— BEGIN —

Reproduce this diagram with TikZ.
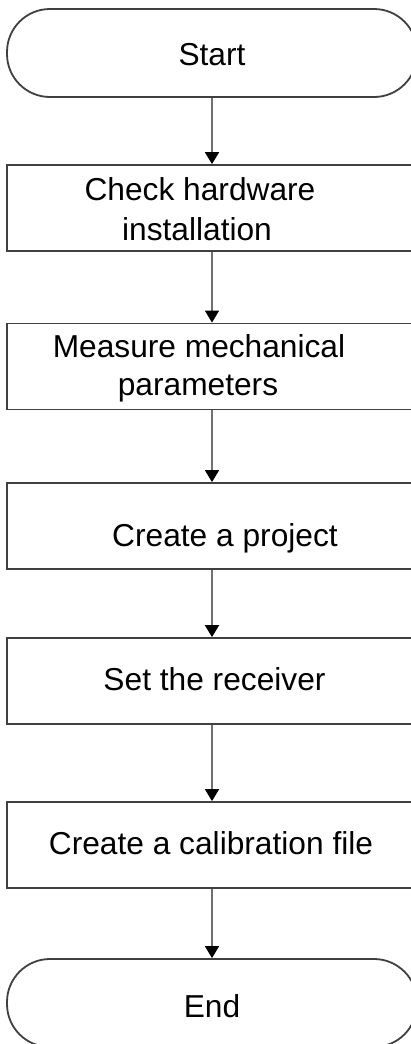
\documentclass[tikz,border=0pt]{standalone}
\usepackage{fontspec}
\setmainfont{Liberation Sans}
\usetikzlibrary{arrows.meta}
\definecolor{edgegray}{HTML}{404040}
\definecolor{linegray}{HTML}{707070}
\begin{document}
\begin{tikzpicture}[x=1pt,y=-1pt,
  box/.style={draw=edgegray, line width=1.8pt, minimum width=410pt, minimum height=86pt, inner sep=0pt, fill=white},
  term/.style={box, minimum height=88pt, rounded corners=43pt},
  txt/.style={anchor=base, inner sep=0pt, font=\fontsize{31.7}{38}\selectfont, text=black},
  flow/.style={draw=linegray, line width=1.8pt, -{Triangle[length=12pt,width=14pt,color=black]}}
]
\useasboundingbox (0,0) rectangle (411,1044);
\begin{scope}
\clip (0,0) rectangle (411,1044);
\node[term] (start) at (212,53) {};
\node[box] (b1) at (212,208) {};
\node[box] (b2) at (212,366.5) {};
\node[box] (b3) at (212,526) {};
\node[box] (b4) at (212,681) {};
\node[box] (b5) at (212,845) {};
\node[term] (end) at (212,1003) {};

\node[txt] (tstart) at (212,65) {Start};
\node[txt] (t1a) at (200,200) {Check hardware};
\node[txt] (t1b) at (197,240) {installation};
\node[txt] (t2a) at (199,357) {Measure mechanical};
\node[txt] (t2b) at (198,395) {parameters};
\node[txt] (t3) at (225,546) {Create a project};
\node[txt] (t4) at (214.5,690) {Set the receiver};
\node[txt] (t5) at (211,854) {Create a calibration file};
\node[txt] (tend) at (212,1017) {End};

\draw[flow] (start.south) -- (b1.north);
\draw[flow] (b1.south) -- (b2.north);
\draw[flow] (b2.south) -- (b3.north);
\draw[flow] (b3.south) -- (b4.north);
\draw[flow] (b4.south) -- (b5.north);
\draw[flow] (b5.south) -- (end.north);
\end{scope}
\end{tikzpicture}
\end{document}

— END —

Without including any picture, repeat the data exactly.

> **THE SOLUTION**:
Reproduce this diagram with TikZ.
\documentclass[tikz,border=0pt]{standalone}
\usepackage{fontspec}
\setmainfont{Liberation Sans}
\usetikzlibrary{arrows.meta}
\definecolor{edgegray}{HTML}{404040}
\definecolor{linegray}{HTML}{707070}
\begin{document}
\begin{tikzpicture}[x=1pt,y=-1pt,
  box/.style={draw=edgegray, line width=1.8pt, minimum width=410pt, minimum height=86pt, inner sep=0pt, fill=white},
  term/.style={box, minimum height=88pt, rounded corners=43pt},
  txt/.style={anchor=base, inner sep=0pt, font=\fontsize{31.7}{38}\selectfont, text=black},
  flow/.style={draw=linegray, line width=1.8pt, -{Triangle[length=12pt,width=14pt,color=black]}}
]
\useasboundingbox (0,0) rectangle (411,1044);
\begin{scope}
\clip (0,0) rectangle (411,1044);
\node[term] (start) at (212,53) {};
\node[box] (b1) at (212,208) {};
\node[box] (b2) at (212,366.5) {};
\node[box] (b3) at (212,526) {};
\node[box] (b4) at (212,681) {};
\node[box] (b5) at (212,845) {};
\node[term] (end) at (212,1003) {};

\node[txt] (tstart) at (212,65) {Start};
\node[txt] (t1a) at (200,200) {Check hardware};
\node[txt] (t1b) at (197,240) {installation};
\node[txt] (t2a) at (199,357) {Measure mechanical};
\node[txt] (t2b) at (198,395) {parameters};
\node[txt] (t3) at (225,546) {Create a project};
\node[txt] (t4) at (214.5,690) {Set the receiver};
\node[txt] (t5) at (211,854) {Create a calibration file};
\node[txt] (tend) at (212,1017) {End};

\draw[flow] (start.south) -- (b1.north);
\draw[flow] (b1.south) -- (b2.north);
\draw[flow] (b2.south) -- (b3.north);
\draw[flow] (b3.south) -- (b4.north);
\draw[flow] (b4.south) -- (b5.north);
\draw[flow] (b5.south) -- (end.north);
\end{scope}
\end{tikzpicture}
\end{document}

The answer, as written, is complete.